Publication Abstract

Authors: Kowalczyk KJ, Harbin AC, Choueiri TK, Hevelone ND, Lipsitz SR, Trinh QD, Tina Shih YC, Hu JC

Title: Use of surveillance imaging following treatment of small renal masses.

Journal: J Urol 190(5):1680-5

Date: 2013 Nov

Abstract: PURPOSE: With the increasing incidence of small renal masses, there is greater use of ablation, nephron sparing surgery and surveillance compared to radical nephrectomy. However, patterns of care in the use of posttreatment imaging remain uncharacterized. The purpose of this study is to determine the rate of posttreatment imaging after various treatments for small renal mass.

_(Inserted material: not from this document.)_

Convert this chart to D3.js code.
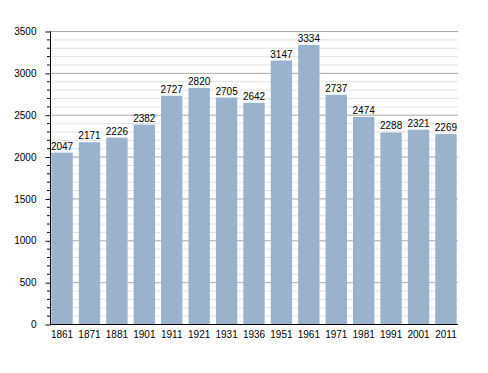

MATERIALS AND METHODS: Using SEER (Surveillance, Epidemiology and End Results)-Medicare data during 2005 to 2009, we identified 1,682 subjects diagnosed with small renal mass and treated with open partial nephrectomy (330), minimally invasive partial nephrectomy (160), open radical nephrectomy (404), minimally invasive radical nephrectomy (535), thermal ablation (212) and surveillance (42). Use of imaging was compared within 24 months of treatment and multivariate regression models were constructed to identify factors associated with increased imaging use. RESULTS: On adjusted analyses thermal ablation was associated with almost eightfold greater odds of surveillance imaging compared with open radical nephrectomy (OR 7.7, 95% CI 1.01-59.4). Specifically, thermal ablation was associated with increased computerized tomography (OR 5.28) and magnetic resonance imaging (OR 2.19) use and decreased ultrasound use (OR 0.59). Minimally invasive partial nephrectomy (OR 3.28) and open partial nephrectomy (OR 3.19) were also associated with increased computerized tomography use to a lesser extent. CONCLUSIONS: Subjects undergoing nephron sparing surgery undergo more posttreatment imaging compared to open radical nephrectomy. Although possibly associated with lower morbidity, thermal ablation is associated with significantly greater use of imaging compared to other small renal mass treatments. This may increase costs and radiation exposure, although further study is needed for confirmation.